Attorney General Mark Herring suddenly discovered that Republicans use Facebook, and finds it “extremely troubling.”
“Virginia Attorney General Mark Herring said Wednesday that 7,100 Facebook users in the state along with 1.7 million of their Facebook friends may have had their personal information exposed to an outside firm harvesting data for the successful political campaign of President Donald Trump.” (Richmond Times Dispatch)
Isn’t it amazing? Facebook was invented during the Trump election. Didn’t you know that?
Herring and 36 other Attorneys General have asked questions about Facebook data mining during 2016.
In 2017, the Democrat Attorney Generals Association donated in-kind close to a half million dollars of “research, digital marketing and digital outreach” to Herring’s re-election campaign.
See, Facebook is the political domain for Democrats. No Republicans need apply.
See, the Democrats have been doing this for years.
Even Politifact found “The Obama campaign and Cambridge Analytica both gained access to huge amounts of information about Facebook users and their friends, and in neither case did the friends of app users consent.”

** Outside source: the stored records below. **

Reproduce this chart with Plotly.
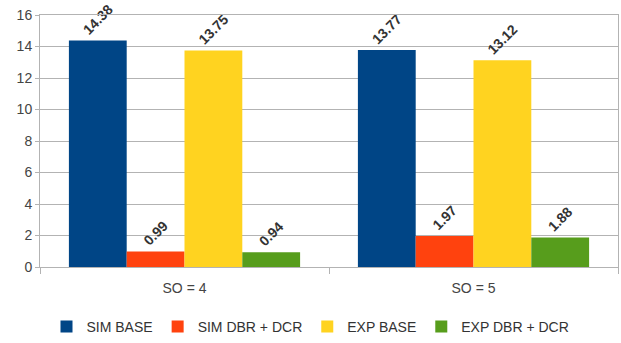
import plotly.graph_objects as go

categories = ["SO = 4", "SO = 5"]
series_names = ["SIM BASE", "SIM DBR + DCR", "EXP BASE", "EXP DBR + DCR"]
sim_base = [14.38, 13.77]
sim_dbr = [0.99, 1.97]
exp_base = [13.75, 13.12]
exp_dbr = [0.94, 1.88]
colors = ["#004586", "#ff420e", "#ffd320", "#579d1c"]

fig = go.Figure()
for name, vals, col in zip(series_names, [sim_base, sim_dbr, exp_base, exp_dbr], colors):
    fig.add_trace(go.Bar(
        x=categories, y=vals, name=name, marker_color=col, marker_line_width=0,
        text=[f"<b>{v:.2f}</b>" for v in vals], textposition="outside", textangle=-45,
        textfont=dict(family="Liberation Sans, Arial", size=14, color="#333333"),
        cliponaxis=False,
    ))

fig.update_layout(
    width=621, height=343,
    margin=dict(l=40, r=3, t=15, b=76, autoexpand=False),
    barmode="group", bargap=0.2, bargroupgap=0,
    plot_bgcolor="white", paper_bgcolor="white",
    font=dict(family="Liberation Sans, Arial", size=14, color="#444444"),
    legend=dict(orientation="h", x=0.5, xanchor="center", xref="container",
                y=16 / 343, yanchor="middle", yref="container",
                font=dict(size=14, color="#333333"), itemwidth=30, tracegroupgap=0),
    xaxis=dict(showline=True, linecolor="#b3b3b3", mirror=True, ticks="outside",
               tickson="boundaries", ticklen=6, tickcolor="#b3b3b3",
               ticklabelstandoff=8,
               tickfont=dict(size=14, color="#444444")),
    yaxis=dict(range=[0, 16], dtick=2, showgrid=True, gridcolor="#b3b3b3",
               showline=True, linecolor="#b3b3b3", mirror=True,
               ticks="outside", ticklen=4, tickcolor="#b3b3b3",
               zeroline=False, tickfont=dict(size=14, color="#444444")),
)
fig.write_html("out.html")
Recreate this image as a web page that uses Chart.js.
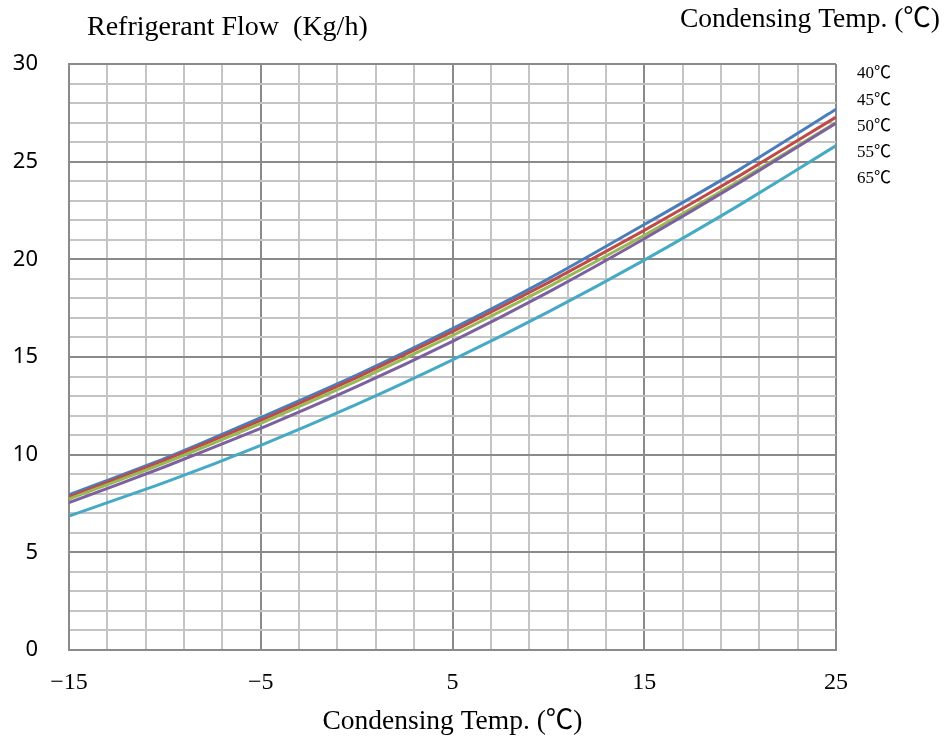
<!DOCTYPE html>
<html>
<head>
<meta charset="utf-8">
<script src="https://cdn.jsdelivr.net/npm/chart.js@4.4.1/dist/chart.umd.min.js"></script>
<style>
html, body { margin: 0; padding: 0; background: #fff; }
</style>
</head>
<body>
<canvas id="flowChart" width="947" height="742"></canvas>
<script>
"use strict";
// condensing temperature (x) and refrigerant flow per curve (y, Kg/h)
var condTemps = [-15, -10, -5, 0, 5, 10, 15, 20, 25];
var flow40 = [7.94, 9.81, 11.9, 14.07, 16.45, 19.0, 21.78, 24.62, 27.68];
var flow45 = [7.84, 9.72, 11.76, 13.95, 16.3, 18.81, 21.48, 24.3, 27.28];
var flow50 = [7.73, 9.58, 11.6, 13.77, 16.1, 18.59, 21.23, 24.04, 27.0];
var flow55 = [7.54, 9.38, 11.35, 13.48, 15.8, 18.32, 21.05, 23.95, 26.97];
var flow65 = [6.86, 8.58, 10.48, 12.57, 14.85, 17.31, 19.96, 22.8, 25.82];
var seriesLabels = ["40℃", "45℃", "50℃", "55℃", "65℃"];
var seriesColors = ["#4a7ebb", "#be4b48", "#98b954", "#7d60a0", "#46aac5"];

// grid lines and tick labels
var xGridValues = [-15, -13, -11, -9, -7, -5, -3, -1, 1, 3, 5, 7, 9, 11, 13, 15, 17, 19, 21, 23, 25];
var xLabelValues = [-15, -5, 5, 15, 25];
var yGridValues = [0, 1, 2, 3, 4, 5, 6, 7, 8, 9, 10, 11, 12, 13, 14, 15, 16, 17, 18, 19, 20, 21, 22, 23, 24, 25, 26, 27, 28, 29, 30];
var yLabelValues = [0, 5, 10, 15, 20, 25, 30];

var yTitle = "Refrigerant Flow\u00a0\u00a0(Kg/h)";
var xTitle = "Condensing Temp. (℃)";
var legendTitle = "Condensing Temp. (℃)";

var serifFont = "'Liberation Serif', 'Times New Roman', 'Noto Sans CJK SC', serif";
var majorGrid = "#8a8a8a", minorGrid = "#c4c4c4";

function toPoints(values) {
    return condTemps.map(function(x, i) { return { x: x, y: values[i] }; });
}

var allFlows = [flow40, flow45, flow50, flow55, flow65];
var chartDatasets = allFlows.map(function(values, i) {
    return {
        label: seriesLabels[i],
        data: toPoints(values),
        borderColor: seriesColors[i],
        backgroundColor: seriesColors[i],
        borderWidth: 3,
        pointRadius: 0,
        tension: 0.2,
        fill: false,
        order: allFlows.length - i
    };
});

// titles and the text-only legend on the right
var textPlugin = {
    id: "chartTexts",
    afterDraw: function(chart) {
        var ctx = chart.ctx, area = chart.chartArea;
        ctx.save();
        ctx.fillStyle = "#000";
        ctx.textBaseline = "middle";
        ctx.font = "28px " + serifFont;
        ctx.textAlign = "left";
        ctx.fillText(yTitle, 87, 28);
        ctx.font = "27.5px " + serifFont;
        ctx.textAlign = "right";
        ctx.fillText(legendTitle, 940, 20);
        ctx.textAlign = "center";
        ctx.fillText(xTitle, (area.left + area.right) / 2, 722);
        ctx.font = "17px " + serifFont;
        ctx.textAlign = "left";
        chart.data.datasets.forEach(function(ds, i) {
            ctx.fillText(ds.label, 857, 74 + i * 26.2);
        });
        ctx.restore();
    }
};

new Chart(document.getElementById("flowChart").getContext("2d"), {
    type: "line",
    data: { datasets: chartDatasets },
    plugins: [textPlugin],
    options: {
        responsive: false,
        animation: false,
        devicePixelRatio: 1,
        layout: { padding: { top: 64, right: 111, bottom: 0, left: 0 } },
        plugins: {
            legend: { display: false },
            tooltip: { enabled: false }
        },
        scales: {
            x: {
                type: "linear",
                min: -15,
                max: 25,
                afterBuildTicks: function(scale) {
                    scale.ticks = xGridValues.map(function(v) { return { value: v }; });
                },
                afterFit: function(scale) { scale.height = 92; },
                grid: {
                    drawTicks: false,
                    lineWidth: 2,
                    color: function(c) {
                        return c.tick && xLabelValues.indexOf(c.tick.value) >= 0 ? majorGrid : minorGrid;
                    }
                },
                border: { color: majorGrid, width: 2 },
                ticks: {
                    autoSkip: false,
                    maxRotation: 0,
                    padding: 18,
                    color: "#000",
                    font: { family: serifFont, size: 24 },
                    callback: function(v) {
                        if (xLabelValues.indexOf(v) < 0) return "";
                        return v < 0 ? "\u2212" + Math.abs(v) : String(v);
                    }
                }
            },
            y: {
                min: 0,
                max: 30,
                afterBuildTicks: function(scale) {
                    scale.ticks = yGridValues.map(function(v) { return { value: v }; });
                },
                afterFit: function(scale) { scale.width = 69; },
                grid: {
                    drawTicks: false,
                    lineWidth: 2,
                    color: function(c) {
                        return c.tick && yLabelValues.indexOf(c.tick.value) >= 0 ? majorGrid : minorGrid;
                    }
                },
                border: { color: majorGrid, width: 2 },
                ticks: {
                    autoSkip: false,
                    padding: 31,
                    color: "#000",
                    font: { family: "'Noto Sans', 'Open Sans', sans-serif", size: 22 },
                    callback: function(v) {
                        return yLabelValues.indexOf(v) >= 0 ? String(v) : "";
                    }
                }
            }
        }
    }
});
</script>
</body>
</html>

Hillary Clinton’s campaign didn’t bother Herring when it mined data.
“In the midst of the election, the Clinton campaign launched a mobile application called “Hillary 2016” that worked its way around the banned practice of gathering information from users’ friends without their consent.” (FN)
Herring never commented on Obama’s data mining or Hillary’s data mining or even his own campaign’s receiving of “digital” services. But Trump? That’s “troubling.”
When Democrats mine data from Facebook, it’s called innovative. When Republicans do it, it’s “troubling.”
I find it troubling that Democrats have one set of rules for themselves and everyone else gets investigated.